What specific mineral-processing technologies does the U.S. lack compared with China for rare earths and battery metals?
Executive summary
The core shortfall is not raw ore but midstream know‑how and capacity: the United States lacks large-scale, economically integrated rare‑earth separation and refining plants, advanced permanent‑magnet manufacturing, and the trained separation‑chemistry and metallurgy workforce that underpin them—capabilities China dominates through massive processing capacity and proprietary techniques [1] [2] [3]. Washington’s recent investments and startup efforts will help, but analysts warn heavy rare‑earth separation, solvent‑extraction scale‑up, magnet making, and ancillary battery‑metal processing infrastructure remain weak or nascent in the U.S. [4] [5] [6].
1. Midstream separation and refining capacity: the industrial plants the U.S. lacks
China processes the lion’s share of mined rare earths and has built large hydrometallurgical and solvent‑extraction complexes that take mixed concentrates to separated oxides and metals at scale; by one estimate China separates 99.9 percent of heavy rare earths and processes nearly 90 percent of rare earths overall—a level of centralized industrial capacity the U.S. lacks today [1] [7] [8]. U.S. projects and firms (MP Materials, ReElement, Ucore) are beginning to build separation plants and oxide production, but analysts emphasize the country still needs multiple commercial midstream hubs and the regulatory, permitting, and wastewater systems to operate them at the volumes and cost needed to compete with Chinese hubs [9] [4] [5].

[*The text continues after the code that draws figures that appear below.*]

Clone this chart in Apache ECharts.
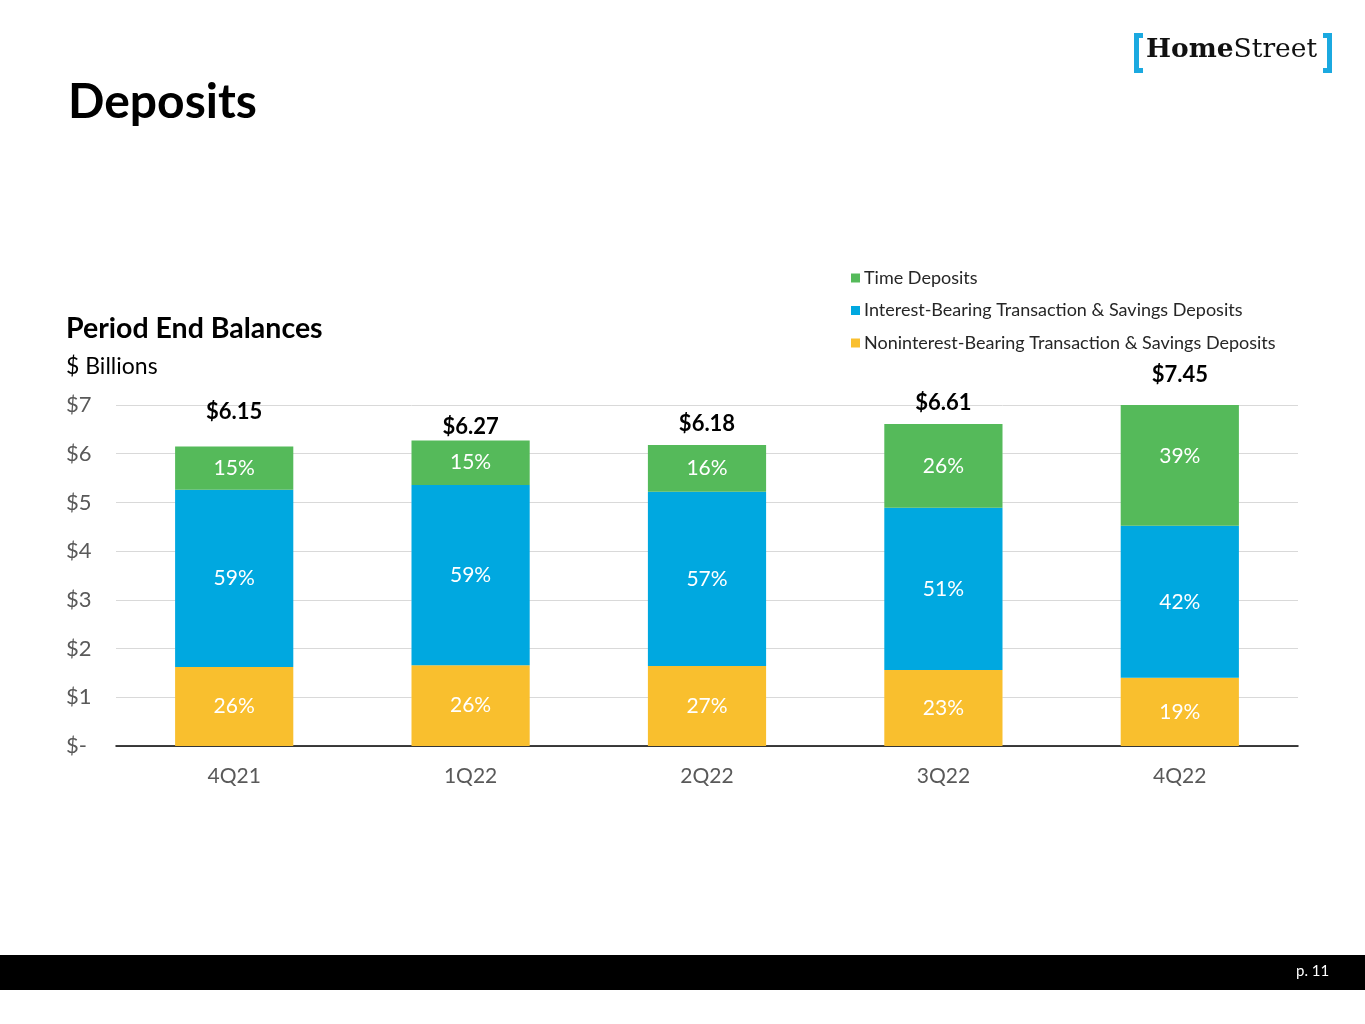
<!DOCTYPE html>
<html><head><meta charset="utf-8">
<script src="https://cdn.jsdelivr.net/npm/echarts@6/dist/echarts.min.js"></script>
<style>html,body{margin:0;padding:0;background:#fff}#c{width:1365px;height:1024px}</style>
</head><body><div id="c"></div>
<script>
var categories = ['4Q21','1Q22','2Q22','3Q22','4Q22'];
var nonInterest = [1.62, 1.66, 1.64, 1.56, 1.40];
var interestBearing = [3.64, 3.70, 3.58, 3.33, 3.12];
var timeDeposits = [0.89, 0.91, 0.96, 1.72, 2.93];
var totals = [6.15, 6.27, 6.18, 6.61, 7.45];
var nonInterestPct = ['26%','26%','27%','23%','19%'];
var interestPct = ['59%','59%','57%','51%','42%'];
var timePct = ['15%','15%','16%','26%','39%'];
var yTicks = ['$-','$1','$2','$3','$4','$5','$6','$7'];

// label nudges (style only, in px)
var totalLabelDy = [-23, -2, -10, -10, 3];
var timeLabelDy = [0, 0, 0, 0, -9];

var FONT = 'Lato';
var chart = echarts.init(document.getElementById('c'));
function pctLabel(arr){
  return {show:true, position:'inside', color:'#fff', fontFamily:FONT, fontSize:21,
    formatter:function(p){return arr[p.dataIndex];}};
}
chart.setOption({
  animation:false,
  grid:{left:116, right:67, top:405, bottom:278},
  legend:{
    orient:'vertical', left:846, top:264, itemGap:14.5, itemWidth:9, itemHeight:9, itemStyle:{borderWidth:0},
    icon:'rect', textStyle:{fontFamily:FONT, fontSize:18, color:'#262626', padding:[0,0,0,-1]},
    data:['Time Deposits','Interest-Bearing Transaction & Savings Deposits','Noninterest-Bearing Transaction & Savings Deposits']
  },
  xAxis:{type:'category', data:categories,
    axisLine:{lineStyle:{color:'#000', width:1.5}}, axisTick:{show:false},
    axisLabel:{color:'#595959', fontFamily:FONT, fontSize:21, margin:20}},
  yAxis:{type:'value', min:0, max:7, interval:1,
    axisLine:{show:false}, axisTick:{show:false},
    splitLine:{lineStyle:{color:'#d9d9d9', width:1}},
    axisLabel:{color:'#595959', fontFamily:FONT, fontSize:22, margin:50, align:'left',
      formatter:function(v){return yTicks[Math.round(v)];}}},
  series:[
    {name:'Noninterest-Bearing Transaction & Savings Deposits', type:'bar', stack:'a', barWidth:'50%',
      data:nonInterest, itemStyle:{color:'#F9BF2E'}, label:pctLabel(nonInterestPct)},
    {name:'Interest-Bearing Transaction & Savings Deposits', type:'bar', stack:'a',
      data:interestBearing, itemStyle:{color:'#00A8E0'}, label:pctLabel(interestPct)},
    {name:'Time Deposits', type:'bar', stack:'a',
      data:timeDeposits.map(function(v,i){return {value:v, label:{offset:[0,timeLabelDy[i]]}};}),
      itemStyle:{color:'#55BA5A'}, label:pctLabel(timePct)},
    {name:'Total', type:'line', symbol:'circle', symbolSize:1, clip:false,
      data:totals.map(function(v,i){return {value:v, label:{offset:[0,totalLabelDy[i]]}};}),
      itemStyle:{color:'rgba(0,0,0,0)'}, lineStyle:{opacity:0}, silent:true,
      label:{show:true, position:'top', distance:0, color:'#000', fontFamily:FONT, fontWeight:'bold', fontSize:22,
        formatter:function(p){return '$'+p.value.toFixed(2);}}}
  ],
  graphic:[
    {type:'text', left:68, top:79, style:{text:'Deposits', fontFamily:FONT, fontWeight:'bold', fontSize:48, fill:'#000'}},
    {type:'text', left:66, top:314, style:{text:'Period End Balances', fontFamily:FONT, fontWeight:'bold', fontSize:28.5, fill:'#000'}},
    {type:'text', left:66, top:355, style:{text:'$ Billions', fontFamily:FONT, fontSize:23, fill:'#000'}},
    {type:'rect', left:0, top:955, shape:{width:1365, height:35}, style:{fill:'#000'}},
    {type:'text', left:1296, top:964, style:{text:'p. 11', fontFamily:FONT, fontSize:15, fill:'#fff'}},
    {type:'rect', left:1134, top:33, shape:{width:5, height:40}, style:{fill:'#1BA9E0'}},
    {type:'rect', left:1134, top:68, shape:{width:9, height:5}, style:{fill:'#1BA9E0'}},
    {type:'rect', left:1134, top:33, shape:{width:9, height:5}, style:{fill:'#1BA9E0'}},
    {type:'rect', left:1327, top:33, shape:{width:5, height:40}, style:{fill:'#1BA9E0'}},
    {type:'rect', left:1323, top:33, shape:{width:9, height:5}, style:{fill:'#1BA9E0'}},
    {type:'rect', left:1323, top:68, shape:{width:9, height:5}, style:{fill:'#1BA9E0'}},
    {type:'text', left:1146, top:37, style:{rich:{h:{fontFamily:'DejaVu Serif', fontWeight:'bold', fontSize:26.5, fill:'#111'}, s:{fontFamily:'DejaVu Serif', fontSize:26.5, fill:'#111'}}, text:'{h|Home}{s|Street}'}}
  ]
});
</script></body></html>
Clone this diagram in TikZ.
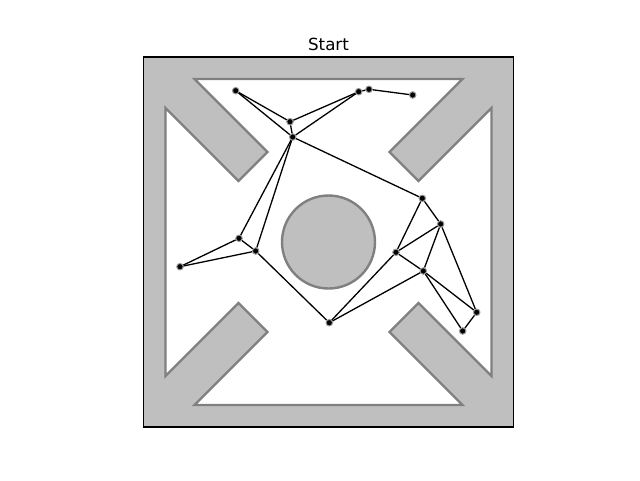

2. Heavy rare‑earth (HREE) separation and specialized chemistries
Heavy rare earths such as dysprosium, terbium, and yttrium are concentrated in more complex mineral matrices and require more advanced, often bespoke separation chemistries; various sources flag U.S. exposure because China performs nearly all HREE separation and export controls on separation technologies heighten that vulnerability [10] [1] [11]. Closing this gap is not just about building tanks and mixers—benchmarking and proprietary solvent systems, ion‑exchange processes, and decades of operational know‑how are part of what the U.S. must acquire or replicate [6] [3].
3. Permanent‑magnet manufacturing and metallurgical integration
China’s advantage isn’t merely oxide separation but downstream integration into sintered rare‑earth magnets and the supply chains that embed those magnets into EV motors and defense hardware; the U.S. has few domestic magnet fabs and limited end‑to‑end plants that convert separated oxides into finished magnets at competitive scale [12] [4]. Analysts argue that even when oxide output rises in the U.S., an absence of magnet plants and associated manufacturing expertise will leave the country reliant on foreign magnet makers for years [12] [2].
4. Battery‑metals processing gaps beyond REEs: graphite, cobalt, nickel and critical inputs
Coverage of battery metals shows similar midstream shortfalls: the United States has limited domestic processing for graphite, gallium, and germanium and lags in integrated refining for battery‑grade materials, leaving it exposed to Chinese processing and potential export controls [1] [13]. Policymakers have funded new mines and refineries, but industry analysts caution that building economically viable, environmentally compliant battery‑grade processing capacity remains a multi‑year challenge [14] [13].
5. Talent, R&D, and nascent technologies: what’s missing off the factory floor
Beyond physical plants, the U.S. lacks sufficient engineers trained in separation chemistry, metallurgy, and magnet science, and it trails in operational experience—an expertise gap that could leave new facilities underperforming or idle without sustained investment in workforce and applied R&D [2] [6]. Emerging alternatives—microbial or bio‑based separation (DARPA’s EMBER), novel solvent systems, and recycling technologies—are promising but early stage and not yet a scalable substitute for mature industrial processes controlled by China [6].
6. Where U.S. policy and industry intersect—and why timelines matter
The United States is investing—through loans, defense equity stakes, and startup grants—to build midstream capacity [4] [5], but multiple analysts warn that building an ecosystem, from permitting wastewater disposal to training engineers and scaling magnet plants, will take years and won’t immediately erase China’s structural lead [9] [6] [2]. Different sources reflect implicit agendas: think tanks call for industrial strategy and alliances [10] [12], industry pieces emphasize technology breakthroughs and investment opportunities [5], and academic work stresses the geopolitical risks of rushed or fragmented policy [8].